Very early in the play, Macbeth is confronted with the witches who plant in his mind the idea of becoming King of Scotland. The start of Act 1 scene 3 shows us the witches talking in riddles. We are never quite sure what they mean. That is why they are so dangerous for Macbeth. He has to pick his way through a world where the boundaries of right and wrong no longer seem clear-cut. The witches create a shifting world, and Macbeth's moral sense - his sense of right and wrong - is not strong enough to steer him through safely. This moral confusion is shown in the way that things are no longer what they seem: 'So foul and fair a day I have not seen.'
How can the weather be both foul and fair? We would normally be able to agree that it is one or the other. Even the appearance of the witches contributes to this confusion: 'You should be women And yet your beards forbid me to interpret That you are so.'
Are the witches men or women? Macbeth does not know. He is in a world that disorientates him. The half-rhymes also help to create uncertainty; a full rhyme sounds firm and certain, whereas a half-rhyme offers only a feeling that something is not quite as it should be: 'Good Sir, why do you start and seem to fear Things that do sound so fair?'
The alliteration joins with the half-rhyme to link together two words that are usually opposites: we do not usually fear things that are fair and pleasurable. We assume that Macbeth is showing guilt because he has already had thoughts of killing Duncan to become king.

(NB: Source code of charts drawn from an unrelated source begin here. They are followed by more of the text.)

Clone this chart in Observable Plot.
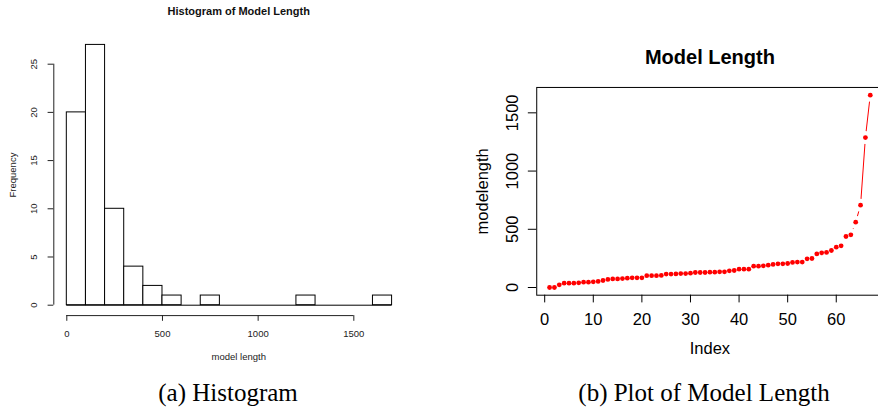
<!DOCTYPE html>
<html><head><meta charset="utf-8">
<script src="https://cdn.jsdelivr.net/npm/d3@7"></script>
<script src="https://cdn.jsdelivr.net/npm/@observablehq/plot@0.6"></script>
<style>
html,body{margin:0;padding:0;background:#fff;width:878px;height:418px;overflow:hidden;position:relative;}
#left{position:absolute;left:0;top:0;width:440px;height:370px;}
#right{position:absolute;left:440px;top:0;width:460px;height:370px;}
svg{max-width:none !important;}
.cap{position:absolute;font-family:"Liberation Serif","DejaVu Serif",serif;font-size:25px;line-height:25px;color:#000;white-space:nowrap;transform:translateX(-50%);}
</style></head><body>
<div id="left"></div><div id="right"></div>
<div class="cap" style="left:228px;top:380px">(a) Histogram</div>
<div class="cap" style="left:704px;top:380px">(b) Plot of Model Length</div>
<script>
// sorted model lengths
const modelLength = [0,0,23,37,37,37,40,46,46,49,52,60,69,74,74,77,80,83,83,83,
  102,102,102,104,115,115,117,120,120,123,129,129,129,132,132,135,135,143,146,157,157,157,183,183,186,192,198,
  203,203,206,215,218,218,246,249,289,298,
  301,318,346,358,438,452,561,707,1288,1652];
const index = modelLength.map((d, i) => i + 1);
const histBreaks = d3.range(0, 1800, 100);
const histXTicks = [0, 500, 1000, 1500];
const histYTicks = [0, 5, 10, 15, 20, 25];
const idxTicks = [0, 10, 20, 30, 40, 50, 60];
const lenTicks = [0, 500, 1000, 1500];

const font = "'Liberation Sans', Arial, Helvetica, sans-serif";
const ink = "#222";
const plain = d => String(d);

// ---------- (a) histogram ----------
const hx0 = histBreaks[0], hx1 = histBreaks[histBreaks.length - 1];
const counts = d3.bin().domain([hx0, hx1]).thresholds(histBreaks)(modelLength).map(b => b.length);
const maxCount = d3.max(counts);
const hxDom = [hx0 - 0.04 * (hx1 - hx0), hx1 + 0.04 * (hx1 - hx0)];
const hyDom = [-0.04 * maxCount, 1.04 * maxCount];

const left = Plot.plot({
  width: 440, height: 370,
  marginLeft: 53.3, marginRight: 35.4, marginTop: 34, marginBottom: 54.9,
  style: {fontFamily: font, color: ink, background: "white"},
  x: {domain: hxDom, axis: null},
  y: {domain: hyDom, axis: null},
  marks: [
    Plot.ruleY([0], {x1: hx0, x2: hx1, stroke: "#000", strokeWidth: 1}),
    Plot.rectY(modelLength, Plot.binX({y: "count"}, {x: d => d, thresholds: histBreaks, fill: "white", stroke: "#000", strokeWidth: 1, inset: 0})),
    Plot.ruleX([hxDom[0]], {y1: histYTicks[0], y2: histYTicks[histYTicks.length - 1], stroke: ink}),
    Plot.axisY({ticks: histYTicks, tickSize: 5.7, tickFormat: () => "", label: null, stroke: ink}),
    Plot.text(histYTicks, {y: d => d, text: plain, frameAnchor: "left", rotate: -90, dx: -20, fontSize: 9.5, textAnchor: "middle", lineAnchor: "middle", fill: ink}),
    Plot.ruleY([hyDom[0]], {x1: histXTicks[0], x2: histXTicks[histXTicks.length - 1], stroke: ink}),
    Plot.axisX({ticks: histXTicks, tickFormat: plain, tickSize: 5.7, tickPadding: 8.5, fontSize: 9.5, label: null, stroke: ink}),
    Plot.text(["Histogram of Model Length"], {frameAnchor: "top", dy: -22.7, dx: 9.3, fontWeight: "bold", fontSize: 11, lineAnchor: "middle", fill: "#111"}),
    Plot.text(["model length"], {frameAnchor: "bottom", dy: 40.9, dx: 9.3, fontSize: 9.5, lineAnchor: "middle", fill: ink}),
    Plot.text(["Frequency"], {frameAnchor: "left", dx: -41, rotate: -90, fontSize: 9.5, textAnchor: "middle", lineAnchor: "middle", fill: ink})
  ]
});
document.getElementById("left").appendChild(left);

// ---------- (b) index plot ----------
const n = index.length;
const ixDom = [1 - 0.04 * (n - 1), n + 0.04 * (n - 1)];
const yMax = d3.max(modelLength), yMin = d3.min(modelLength);
const iyDom = [yMin - 0.04 * (yMax - yMin), yMax + 0.04 * (yMax - yMin)];
const pts = index.map((i, k) => ({i, v: modelLength[k]}));

const right = Plot.plot({
  width: 460, height: 370,
  marginLeft: 96.23, marginRight: 17.4, marginTop: 86.95, marginBottom: 75.3,
  style: {fontFamily: font, color: "#000", background: "white"},
  x: {domain: ixDom, axis: null},
  y: {domain: iyDom, axis: null},
  marks: [
    Plot.line(pts, {x: "i", y: "v", stroke: "#ff0000", strokeWidth: 1}),
    Plot.dot(pts, {x: "i", y: "v", r: 6.5, fill: "white", stroke: "none"}),
    Plot.dot(pts, {x: "i", y: "v", r: 2.4, fill: "#ff0000", stroke: "none"}),
    Plot.frame({stroke: "#000", strokeWidth: 1}),
    Plot.axisY({ticks: lenTicks, tickSize: 8.4, tickFormat: () => "", label: null}),
    Plot.text(lenTicks, {y: d => d, text: plain, frameAnchor: "left", rotate: -90, dx: -24.5, fontSize: 16.5, textAnchor: "middle", lineAnchor: "middle"}),
    Plot.axisX({ticks: idxTicks, tickFormat: plain, tickSize: 7.7, tickPadding: 10, fontSize: 16.5, label: null}),
    Plot.text(["Model Length"], {frameAnchor: "top", dy: -30.3, fontWeight: "bold", fontSize: 20, lineAnchor: "middle"}),
    Plot.text(["Index"], {frameAnchor: "bottom", dy: 53.6, fontSize: 16.5, lineAnchor: "middle"}),
    Plot.text(["modelength"], {frameAnchor: "left", dx: -54.5, rotate: -90, fontSize: 16.5, textAnchor: "middle", lineAnchor: "middle"})
  ]
});
document.getElementById("right").appendChild(right);
</script>
</body></html>
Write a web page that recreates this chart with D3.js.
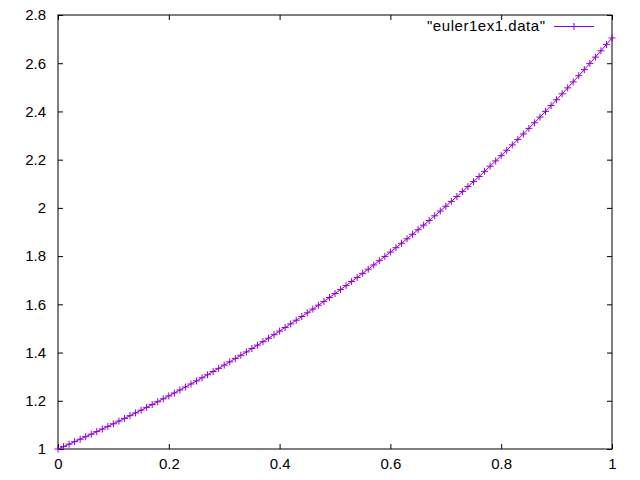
<!DOCTYPE html>
<html>
<head>
<meta charset="utf-8">
<script src="https://cdn.jsdelivr.net/npm/d3@7"></script>
<style>
  body { margin: 0; background: #fff; }
  svg text { font-family: "Liberation Sans", Arial, sans-serif; font-size: 15px; fill: #000; }
</style>
</head>
<body>
<svg id="plot" width="640" height="480"></svg>
<script>
// euler1ex1.data : t, y
var tVals = [0, 0.01, 0.02, 0.03, 0.04, 0.05, 0.06, 0.07, 0.08, 0.09,
  0.1, 0.11, 0.12, 0.13, 0.14, 0.15, 0.16, 0.17, 0.18, 0.19,
  0.2, 0.21, 0.22, 0.23, 0.24, 0.25, 0.26, 0.27, 0.28, 0.29,
  0.3, 0.31, 0.32, 0.33, 0.34, 0.35, 0.36, 0.37, 0.38, 0.39,
  0.4, 0.41, 0.42, 0.43, 0.44, 0.45, 0.46, 0.47, 0.48, 0.49,
  0.5, 0.51, 0.52, 0.53, 0.54, 0.55, 0.56, 0.57, 0.58, 0.59,
  0.6, 0.61, 0.62, 0.63, 0.64, 0.65, 0.66, 0.67, 0.68, 0.69,
  0.7, 0.71, 0.72, 0.73, 0.74, 0.75, 0.76, 0.77, 0.78, 0.79,
  0.8, 0.81, 0.82, 0.83, 0.84, 0.85, 0.86, 0.87, 0.88, 0.89,
  0.9, 0.91, 0.92, 0.93, 0.94, 0.95, 0.96, 0.97, 0.98, 0.99, 1]
var yVals = [1, 1.01, 1.0201, 1.0303, 1.0406, 1.051, 1.0615, 1.0721, 1.0829, 1.0937,
  1.1046, 1.1157, 1.1268, 1.1381, 1.1495, 1.161, 1.1726, 1.1843, 1.1961, 1.2081,
  1.2202, 1.2324, 1.2447, 1.2572, 1.2697, 1.2824, 1.2953, 1.3082, 1.3213, 1.3345,
  1.3478, 1.3613, 1.3749, 1.3887, 1.4026, 1.4166, 1.4308, 1.4451, 1.4595, 1.4741,
  1.4889, 1.5038, 1.5188, 1.534, 1.5493, 1.5648, 1.5805, 1.5963, 1.6122, 1.6283,
  1.6446, 1.6611, 1.6777, 1.6945, 1.7114, 1.7285, 1.7458, 1.7633, 1.7809, 1.7987,
  1.8167, 1.8349, 1.8532, 1.8717, 1.8905, 1.9094, 1.9285, 1.9477, 1.9672, 1.9869,
  2.0068, 2.0268, 2.0471, 2.0676, 2.0882, 2.1091, 2.1302, 2.1515, 2.173, 2.1948,
  2.2167, 2.2389, 2.2613, 2.2839, 2.3067, 2.3298, 2.3531, 2.3766, 2.4004, 2.4244,
  2.4486, 2.4731, 2.4978, 2.5228, 2.5481, 2.5735, 2.5993, 2.6253, 2.6515, 2.678, 2.7048]

var xTicks = [0, 0.2, 0.4, 0.6, 0.8, 1]
var xTickLabels = ["0", "0.2", "0.4", "0.6", "0.8", "1"]
var yTicks = [1, 1.2, 1.4, 1.6, 1.8, 2, 2.2, 2.4, 2.6, 2.8]
var yTickLabels = ["1", "1.2", "1.4", "1.6", "1.8", "2", "2.2", "2.4", "2.6", "2.8"]
var seriesName = '"euler1ex1.data"'

var color = "#9400d3"
var padL = 58, padR = 612, padT = 15, padB = 449

var x = d3.scaleLinear().domain([0, 1]).range([padL, padR])
var y = d3.scaleLinear().domain([1, 2.8]).range([padB, padT])

var data = tVals.map((t, i) => ({ t: t, y: yVals[i] }))

var svg = d3.select("svg#plot")

function styleAxis(g) {
  g.select(".domain").remove()
  g.selectAll(".tick line").attr("stroke", "#000")
  g.selectAll(".tick text").style("font-size", "15px")
}

// bottom / left with labels, ticks pointing inward
svg.append("g")
    .attr("transform", "translate(0," + padB + ")")
    .call(d3.axisBottom(x).tickValues(xTicks).tickSize(-5).tickPadding(9)
      .tickFormat((d, i) => xTickLabels[i]))
    .call(styleAxis)

svg.append("g")
    .attr("transform", "translate(" + padL + ",0)")
    .call(d3.axisLeft(y).tickValues(yTicks).tickSize(-5).tickPadding(12)
      .tickFormat((d, i) => yTickLabels[i]))
    .call(styleAxis)

// mirror ticks
svg.append("g")
    .attr("transform", "translate(0," + padT + ")")
    .call(d3.axisTop(x).tickValues(xTicks).tickSize(-5).tickFormat(""))
    .call(styleAxis)

svg.append("g")
    .attr("transform", "translate(" + padR + ",0)")
    .call(d3.axisRight(y).tickValues(yTicks).tickSize(-5).tickFormat(""))
    .call(styleAxis)

svg.append("rect")
    .attr("x", padL).attr("y", padT)
    .attr("width", padR - padL).attr("height", padB - padT)
    .attr("fill", "none").attr("stroke", "#000").attr("stroke-width", 1)

// series
var line = d3.line().x(d => x(d.t)).y(d => y(d.y))

svg.append("path")
    .datum(data)
    .attr("fill", "none")
    .attr("stroke", color)
    .attr("stroke-width", 1)
    .attr("d", line)

function plusPath(cx, cy, r) {
  return "M" + (cx - r) + "," + cy + "H" + (cx + r) + "M" + cx + "," + (cy - r) + "V" + (cy + r)
}

svg.append("g").selectAll("path")
    .data(data)
    .enter().append("path")
    .attr("d", d => plusPath(x(d.t), y(d.y), 3.5))
    .attr("stroke", color)
    .attr("stroke-width", 1)
    .attr("fill", "none")

// key
var key = svg.append("g")
key.append("text")
    .attr("x", 545).attr("y", 31)
    .attr("text-anchor", "end")
    .attr("textLength", 118)
    .attr("lengthAdjust", "spacing")
    .text(seriesName)
key.append("line")
    .attr("x1", 554).attr("x2", 594).attr("y1", 26.5).attr("y2", 26.5)
    .attr("stroke", color)
key.append("path")
    .attr("d", plusPath(574, 26.5, 3.5))
    .attr("stroke", color)
</script>
</body>
</html>
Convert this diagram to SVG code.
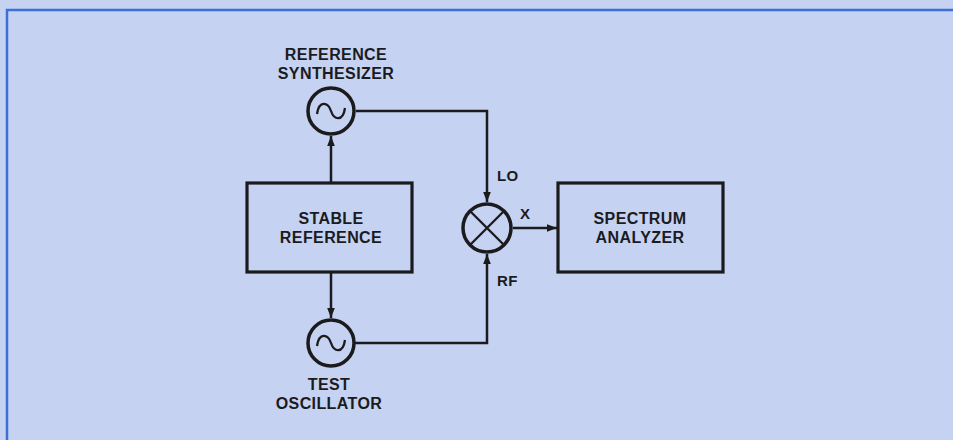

Banquo is much more direct than Macbeth in questioning the witches. He stays level-headed, whereas for Macbeth, the witches seem to have struck a chord deep inside him. He wants to believe what they are saying to him, so he does not stop to subject their words to rigorous critical scrutiny. He knows that they are 'imperfect speakers'. They only give a shadow of the future rather than the full picture. His mistake is that he completes the picture wrongly.
They seem to speak with confidence. Their words are formulated as statements: 'Thou shalt get Kings though thou be none.'
The problem is that Macbeth accepts these statements as straightforward prophecies of what will happen in the future instead of riddles that have to be interpreted.